CHANGESCALE (surffromid, surfto, operation, x, y, width, height,
tox, toy, towidth, toheight). CHANGEROTATE (surffromid, surfto,
operation, x, y, width, height, tox, toy, rotation params). Surface
can be either the frame buffer 241-244 or any allocated off screen
buffer. These opcodes are sent to the rendering servers 211-214
that intersect the object being drawn.
[0085] 6. Transfer images:
LOADIMAGE (surfaceid, format, imagedata) Surfaceid is any allocated
off screen buffer. This opcode is sent to all rendering servers
211-214, so the image is immediately ready for being copied on any
screen portion.
[0086] Referring to FIG. 3 a flow diagram 300 shows the method
steps carried out at the RVDD 230.
[0087] The RVDD encodes drawing operations into an ordered stream
301 which is divided 302 into portions for each rendering server.

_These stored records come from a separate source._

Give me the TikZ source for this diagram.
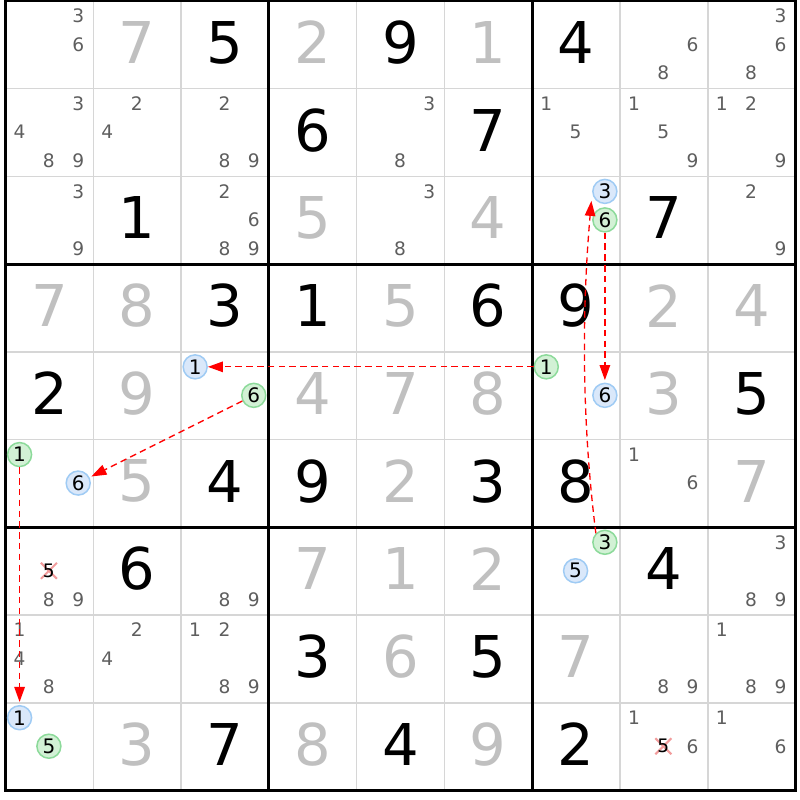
\documentclass[tikz,border=0pt]{standalone}
\usepackage{fontspec}
\setmainfont{DejaVu Sans}
\usetikzlibrary{arrows.meta,calc}
\definecolor{solvedgray}{HTML}{C0C0C0}
\definecolor{candgray}{HTML}{5E5E5E}
\definecolor{thingray}{HTML}{D6D6D6}
\definecolor{bluefill}{HTML}{DAE8FA}
\definecolor{bluedraw}{HTML}{9FCBF4}
\definecolor{greenfill}{HTML}{D2F1D5}
\definecolor{greendraw}{HTML}{8CDA9A}
\definecolor{chainred}{HTML}{FF0000}
\definecolor{xpink}{HTML}{F29C9C}
\tikzset{
  givd/.style={font=\fontsize{57.6}{60}\selectfont, text=black, inner sep=0pt},
  solvd/.style={font=\fontsize{57.6}{60}\selectfont, text=solvedgray, inner sep=0pt},
  cand/.style={font=\fontsize{18.6}{20}\selectfont, text=candgray, inner sep=0pt},
  circd/.style={circle, minimum size=24pt, inner sep=0pt, line width=1.5pt, font=\fontsize{20}{22}\selectfont, text=black},
  bluec/.style={circd, draw=bluedraw, fill=bluefill},
  greenc/.style={circd, draw=greendraw, fill=greenfill},
  chainln/.style={draw=chainred, line width=1.3pt, dash pattern=on 6.5pt off 4.3pt, -{Triangle[length=15pt,width=10.5pt]}},
  xmk/.style={draw=xpink, line width=2pt},
  thinln/.style={draw=thingray, line width=1.5pt},
  thickln/.style={draw=black, line width=3pt}
}
\begin{document}
\begin{tikzpicture}[x=1pt,y=-1pt]
\useasboundingbox (0,0) rectangle (800,800);
\fill[white] (0,0) rectangle (800,800);
% thin grid lines
\foreach \i in {1,2,4,5,7,8}{
  \draw[thinln] ({5.5+87.78*\i},1) -- ({5.5+87.78*\i},790.5);
  \draw[thinln] (5.5,{1+87.72*\i}) -- (795.5,{1+87.72*\i});
}
% thick grid lines
\foreach \i in {0,3,6,9}{
  \draw[thickln] ({5.5+87.78*\i},-0.5) -- ({5.5+87.78*\i},792);
  \draw[thickln] (4,{1+87.72*\i}) -- (797,{1+87.72*\i});
}
% given digits
\foreach \r/\c/\d in {0/2/5,0/4/9,0/6/4,1/3/6,1/5/7,2/1/1,2/7/7,3/2/3,3/3/1,3/5/6,3/6/9,4/0/2,4/8/5,5/2/4,5/3/9,5/5/3,5/6/8,6/1/6,6/7/4,7/3/3,7/5/5,8/2/7,8/4/4,8/6/2}
  \node[givd] (v\r\c) at ({5.5+87.78*(\c+0.5)},{1+87.72*(\r+0.5)-2.3}) {\d};
% solved digits
\foreach \r/\c/\d in {0/1/7,0/3/2,0/5/1,2/3/5,2/5/4,3/0/7,3/1/8,3/4/5,3/7/2,3/8/4,4/1/9,4/3/4,4/4/7,4/5/8,4/7/3,5/1/5,5/4/2,5/8/7,6/3/7,6/4/1,6/5/2,7/4/6,7/6/7,8/1/3,8/3/8,8/5/9}
  \node[solvd] (v\r\c) at ({5.5+87.78*(\c+0.5)},{1+87.72*(\r+0.5)-2.3}) {\d};
% candidates
\foreach \r/\c/\d in {0/0/3,0/0/6,0/7/6,0/7/8,0/8/3,0/8/6,0/8/8,
  1/0/3,1/0/4,1/0/8,1/0/9,1/1/2,1/1/4,1/2/2,1/2/8,1/2/9,1/4/3,1/4/8,1/6/1,1/6/5,1/7/1,1/7/5,1/7/9,1/8/1,1/8/2,1/8/9,
  2/0/3,2/0/9,2/2/2,2/2/6,2/2/8,2/2/9,2/4/3,2/4/8,2/8/2,2/8/9,
  5/7/1,5/7/6,
  6/0/8,6/0/9,6/2/8,6/2/9,6/8/3,6/8/8,6/8/9,
  7/0/1,7/0/4,7/0/8,7/1/2,7/1/4,7/2/1,7/2/2,7/2/8,7/2/9,7/7/8,7/7/9,7/8/1,7/8/8,7/8/9,
  8/7/1,8/7/6,8/8/1,8/8/6}
  \node[cand] (k\r\c\d) at ({5.5+87.78*(\c+0.5)+29.3*(mod(\d-1,3)-1)-0.5},{1+87.72*(\r+0.5)+28.5*(int((\d-1)/3)-1)-0.4}) {\d};
% eliminated candidates
\foreach \r/\c/\d in {6/0/5,8/7/5}{
  \coordinate (x\r\c\d) at ({5.5+87.78*(\c+0.5)+29.3*(mod(\d-1,3)-1)-0.5},{1+87.72*(\r+0.5)+28.5*(int((\d-1)/3)-1)-0.4});
  \draw[xmk] ($(x\r\c\d)+(-8,-8)$) -- ($(x\r\c\d)+(8,8)$);
  \draw[xmk] ($(x\r\c\d)+(-8,8)$) -- ($(x\r\c\d)+(8,-8)$);
  \node[cand,text=black] (k\r\c\d) at (x\r\c\d) {\d};
}
% highlighted candidates
\foreach \r/\c/\d in {2/6/3,4/2/1,4/6/6,5/0/6,6/6/5,8/0/1}
  \node[bluec] (k\r\c\d) at ({5.5+87.78*(\c+0.5)+29.3*(mod(\d-1,3)-1)-0.5},{1+87.72*(\r+0.5)+28.5*(int((\d-1)/3)-1)-0.4}) {\d};
\foreach \r/\c/\d in {2/6/6,4/2/6,4/6/1,5/0/1,6/6/3,8/0/5}
  \node[greenc] (k\r\c\d) at ({5.5+87.78*(\c+0.5)+29.3*(mod(\d-1,3)-1)-0.5},{1+87.72*(\r+0.5)+28.5*(int((\d-1)/3)-1)-0.4}) {\d};
% chain
\draw[chainln, shorten >=2.5pt] (k266) -- (k466);
\draw[chainln] (k663.135) .. controls +(-14,-111) and +(-9.7,111) .. ([shift={(-13.5,9.5)}]k263.center);
\draw[chainln] (k461) -- (k421);
\draw[chainln, shorten >=2pt] (k426) -- (k506);
\draw[chainln, shorten >=3pt] (k501) -- (k801);
\end{tikzpicture}
\end{document}
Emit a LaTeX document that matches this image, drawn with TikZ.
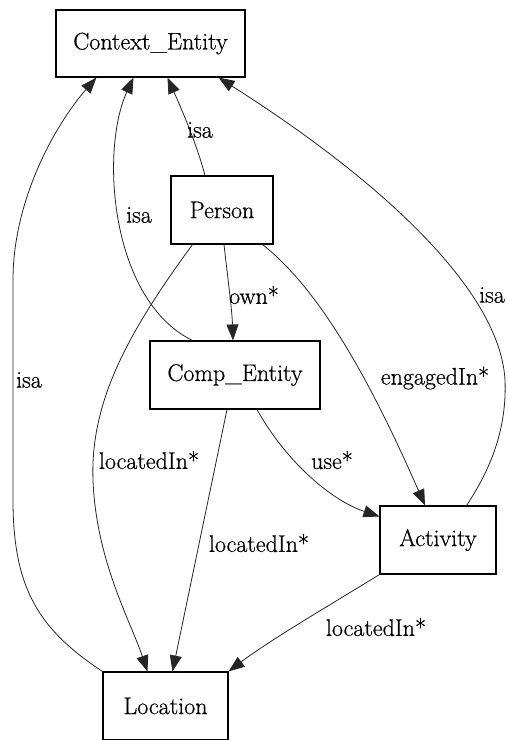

The rendering server portion of the instruction stream is sent 304
to each rendering server. A rendering server drawing state for each
rendering server is cached inside the RVDD, thus minimizing the
send of state changes.
[0088] Referring to FIG. 4, a flow diagram 400 shows the method
steps carried out at a rendering server.
[0089] A rendering server receives 401 the rendering server drawing
state and portion of the instruction stream. The rendering server
decodes 402 and carries out 403 the drawing operations. The
rendering server rasterizes 404 the image in its frame buffer and
displays 405 the image.
[0090] One embodiment of the invention can take the form of an
entirely hardware embodiment, an entirely software embodiment or an
embodiment containing both hardware and software elements. In a
preferred embodiment, the invention is implemented in software,
which includes but is not limited to firmware, resident software,
microcode, etc.
[0091] One embodiment of the invention can take the form of a
computer program product accessible from a computer-usable or
computer-readable medium providing program code for use by or in
connection with a computer or any instruction execution system. For
the purposes of this description, a computer usable or computer
readable medium can be any apparatus that can contain, store,
communicate, propagate, or transport the program for use by or in
connection with the instruction execution system, apparatus or
device.
[0092] The medium can be an electronic, magnetic, optical,
electromagnetic, infrared, or semiconductor system (or apparatus or
device) or a propagation medium. Examples of a computer-readable
medium include a semiconductor or solid state memory, magnetic
tape, a removable computer diskette, a random access memory (RAM),
a read only memory (ROM), a rigid magnetic disk and an optical
disk. Current examples of optical disks include compact disk read
only memory (CD-ROM), compact disk read/write (CD-R/W), and
DVD.
[0093] Improvements and modifications can be made to the foregoing
without departing from the scope of the present invention.